Our research in the area of inorganic materials encompasses functional aspects of inorganic chemistry, hybrids and applications. Several projects include new catalytic materials based on metallacrown ethers, hybrid inorganic-organic polymers, metal-organic, and mixed valence third order nonlinear optical materials and semiconductor nanoclusters. The specific projects include new synthetic methodologies and characterization techniques.

Synthesis of novel inorganic materials

Metallacrown ethers
These are extremely interesting materials for use as catalyst in industrially important reactions such as alkene hydroformylation that use carbon monoxide as a reactant. The metallacrown ethers contain a number of different groups that are capable of interacting with the carbon monoxide and increasing both the activity and selectivity of its reactions. This research involves 1) the synthesis and characterization of a variety of metallacrown ethers, 2) studies of the properties of these materials that could affect their ability to function as catalysts and 3) evaluation of the metallacrown ethers as catalysts.

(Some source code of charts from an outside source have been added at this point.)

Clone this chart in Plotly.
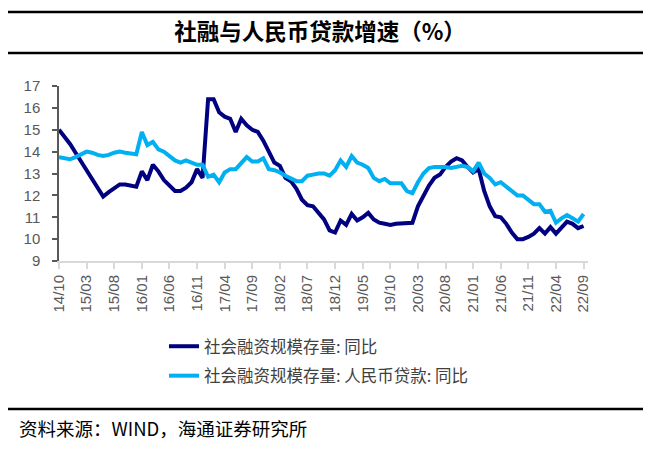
import plotly.graph_objects as go

# ---- data ----
tick_labels = ["14/10", "15/03", "15/08", "16/01", "16/06", "16/11", "17/04", "17/09",
               "18/02", "18/07", "18/12", "19/05", "19/10", "20/03", "20/08", "21/01",
               "21/06", "21/11", "22/04", "22/09"]

tsf_yoy = [15.0, 14.7, 14.35, 13.95, 13.55, 13.15, 12.75, 12.35, 11.95, 12.15,
           12.3, 12.5, 12.5, 12.45, 12.4, 13.1, 12.7, 13.4, 13.1, 12.7,
           12.45, 12.2, 12.2, 12.35, 12.6, 13.2, 12.8, 16.4, 16.4, 15.8,
           15.6, 15.5, 14.9, 15.5, 15.2, 15.0, 14.9, 14.5, 14.0, 13.5,
           13.35, 12.8, 12.65, 12.3, 11.8, 11.55, 11.5, 11.2, 10.9, 10.4,
           10.3, 10.85, 10.65, 11.15, 10.85, 11.0, 11.2, 10.9, 10.75, 10.7,
           10.65, 10.7, 10.72, 10.73, 10.75, 11.5, 12.0, 12.45, 12.8, 12.95,
           13.3, 13.55, 13.7, 13.6, 13.3, 13.05, 13.2, 12.2, 11.5, 11.05,
           11.0, 10.7, 10.3, 10.0, 10.0, 10.1, 10.25, 10.5, 10.25, 10.55,
           10.25, 10.55, 10.8, 10.7, 10.5, 10.6]

loan_yoy = [13.75, 13.7, 13.65, 13.75, 13.9, 14.0, 13.95, 13.85, 13.8, 13.85,
            13.95, 14.0, 13.95, 13.9, 13.88, 14.9, 14.3, 14.45, 14.1, 14.0,
            13.8, 13.6, 13.5, 13.6, 13.5, 13.4, 13.4, 12.85, 12.95, 12.6,
            13.05, 13.2, 13.2, 13.5, 13.75, 13.55, 13.55, 13.7, 13.2, 13.15,
            13.05, 12.9, 12.75, 12.65, 12.65, 12.9, 12.95, 13.0, 13.0, 12.9,
            13.15, 13.6, 13.3, 13.8, 13.5, 13.4, 13.25, 12.8, 12.65, 12.75,
            12.55, 12.55, 12.55, 12.2, 12.1, 12.6, 13.0, 13.25, 13.3, 13.3,
            13.3, 13.25, 13.3, 13.35, 13.3, 13.1, 13.5, 13.0, 12.8, 12.5,
            12.6, 12.4, 12.2, 12.0, 12.0, 11.8, 11.6, 11.6, 11.25, 11.3,
            10.75, 10.95, 11.1, 10.95, 10.8, 11.15]

series_names = ["社会融资规模存量: 同比", "社会融资规模存量: 人民币贷款: 同比"]

months = list(range(len(tsf_yoy)))
tick_positions = [i * 5 for i in range(len(tick_labels))]

# ---- layout geometry (page pixels; the page body adds an 8px offset) ----
OFF = 8
W, H = 651 - OFF, 469 - OFF
PLOT_L, PLOT_R, PLOT_T, PLOT_B = 59, 588, 86, 261   # plot area in page pixels
L, R, T, B = PLOT_L - OFF, W - (PLOT_R - OFF), PLOT_T - OFF, H - (PLOT_B - OFF)
XMAX = 95.8
pw = W - L - R
ph = H - T - B

def px(x):
    return (x - OFF - L) / pw

def py(y):
    return (H - B - (y - OFF)) / ph

CJK = "Noto Sans CJK SC"

fig = go.Figure()
fig.add_trace(go.Scatter(x=months, y=tsf_yoy, mode="lines", name=series_names[0],
                         line=dict(color="#000080", width=4), legendgroup="a"))
fig.add_trace(go.Scatter(x=months, y=loan_yoy, mode="lines", name=series_names[1],
                         line=dict(color="#00B0F0", width=4), legendgroup="b"))

fig.update_layout(
    width=W, height=H,
    margin=dict(l=L, r=R, t=T, b=B, autoexpand=False),
    paper_bgcolor="white", plot_bgcolor="white",
    font=dict(family="Liberation Sans, Arial", color="#595959"),
    title=dict(text="<b>社融与人民币贷款增速（%）</b>", x=(320 - OFF) / W, xanchor="center",
               xref="container", yref="container", y=1 - (32 - OFF) / H, yanchor="middle",
               font=dict(family=CJK, size=22.5, color="#000000")),
    xaxis=dict(range=[0, XMAX], tickmode="array", tickvals=tick_positions,
               ticktext=tick_labels, tickangle=-90, showgrid=False, zeroline=False,
               showline=True, linecolor="#D9D9D9", linewidth=2, automargin=False,
               ticks="outside", ticklen=6, tickcolor="#D9D9D9", tickwidth=1.5,
               tickfont=dict(size=15, color="#595959", family="Liberation Sans, Arial")),
    yaxis=dict(range=[9, 17], dtick=1, showgrid=False, zeroline=False,
               showline=True, linecolor="#595959", linewidth=1.5, automargin=False,
               ticks="outside", ticklen=5, tickcolor="#595959", tickwidth=1.5,
               ticklabelstandoff=9,
               tickfont=dict(size=15, color="#595959", family="Liberation Sans, Arial")),
    showlegend=True,
    legend=dict(x=px(164), y=py(329), xanchor="left", yanchor="top",
                traceorder="grouped", tracegroupgap=5,
                font=dict(family=CJK, size=16.5, color="#404040"),
                bgcolor="rgba(0,0,0,0)"),
)

fig.add_annotation(text="资料来源：WIND，海通证券研究所", x=px(17), y=py(428),
                   xref="paper", yref="paper", showarrow=False,
                   xanchor="left", yanchor="middle",
                   font=dict(family=CJK, size=18.5, color="#000000"))
for yy in (12, 53, 409):
    fig.add_shape(type="line", xref="paper", yref="paper",
                  x0=px(5), x1=px(646), y0=py(yy), y1=py(yy),
                  line=dict(color="#000000", width=2.5))

fig.write_html("out.html")
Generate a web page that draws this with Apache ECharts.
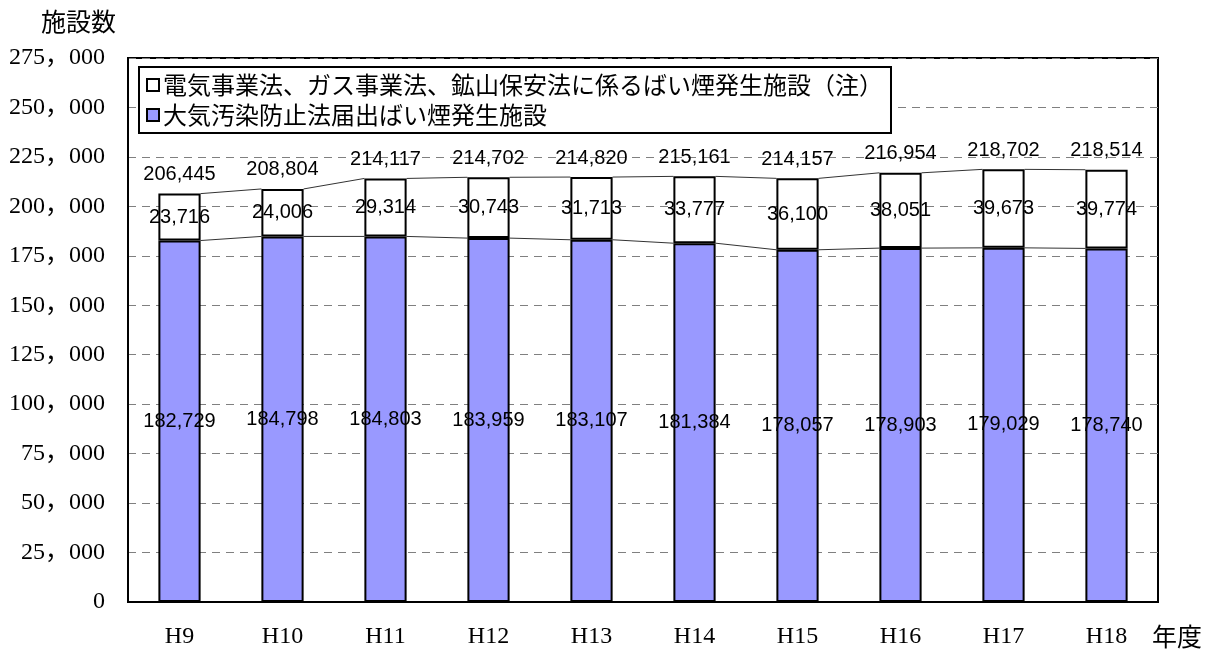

Poly(alkylene phosphonate)s
This project involves the synthesis, characterization and functionalization of poly(alkylene phosphonate)s, a class of polymers similar to DNA and RNA with phosphorus esters in the polymer chain. These polymers are of interest because they are readily prepared from inexpensive starting materials and they should be readily hydrolyzed to biocompatible products in vivo. This could make them extremely interesting materials for the controlled release of bioactive materials both because it should be possible to attach a variety of these materials to the phosphorus and because it should be possible to vary the hydrolysis rates of these polymers, and thus the release rates of the bioactive materials, by changing the alkylene group.

Materials with NonLinear Optical Properties and Applications

Third-order nonlinear optical materials are of interest for use in power limiters for protecting biological systems and sensitive detectors for exposure to high intensity laser light. These materials also have potential applications in all-optical computers. Collaborative research has demonstrated that transition metal complexes can exhibit third-order optical nonlinearities that are nearly as large as those of conjugated polymers (currently the best third-order nonlinear optical materials). Mixed valence complexes are molecules containing at least two metal ions in different oxidation states, which are significantly coupled to each other. As a consequence of the electronic coupling between the metal ions, electrons can be delocalized between them to varying degrees. Mixed valence complexes are therefore ideal candidates for the preparation of new nonlinear optical materials because they are intrinsically highly polarizable molecules. In addition, their properties can be easily tuned by substituting metal ions, varying their oxidation state, and adjusting the electronic coupling between them. We are currently preparing various mixed valence complexes and studying their nonlinear optical properties. Our goal is to both discover new and efficient nonlinear optical materials and determine correlations between their properties and structure.

A number of facilities in the Chemistry and Physics Departments are available for our research effort in inorganic materials. These include:

  • multinuclear NMR facility- 300MHz multinuclear NMR spectrometer (Bruker)
  • 400 MHz multinuclear NMR spectrometer (Bruker)
  • X-ray Crystallography Facility equipped with an Enraf-Nonius CAD4 single crystal X-ray diffractometer
  • a PC with SHELXTL-PC software for crystal structure solutions
  • microscopes for selecting and mounting crystals

This facility allows the solid-state structures of materials that crystallize in single crystals to be determined. Catalysis Evaluation Facility is equipped with a computer controlled, 500 ml Parr High Pressure reactor This facility allows the effects of reaction temperature, pressure and the pressures of gaseous reactants on the rates of catalytic reactions to be evaluated.

Nonlinear Optics Laboratory is housed in the UAB Department of Physics. UAB's Nonlinear Optics and Laser Laboratory houses state-of-the art spectroscopic analysis systems including:
  • Acton Research Corporation spectrometer system
  • Shimadzu spectrophotometer system
  • imaging polychromator-lens-coupled intensified CCD camera combination
  • 80 ps resolution Tektronics digitizer
  • Stanford Research boxcar integrator
  • Janis crystrostat
  • Spiricon beam profiling system
  • a wide variety of optical components and mounts
  • a low power Nd:YAG laser
  • Spectra-Physics GCR-250 high power Nd:YAG laser with injection seeder for single longitudinal mode
  • a Light Age alexandrite laser can be tuned in wavelength from 720 nm to 800 nm, extended to 300-1500 nm with our Raman cell module and frequency doublers and triplers. The temporal pulse width of the laser can be varied from 100 ps to 200 ms.

More recently, a picosecond mode-locked Nd:YAG laser has been purchased to provide an additional ps pulsed laser source for optical measurements. This facility allows the linear and nonlinear optical properties of both solutions and thin films to be fully characterized.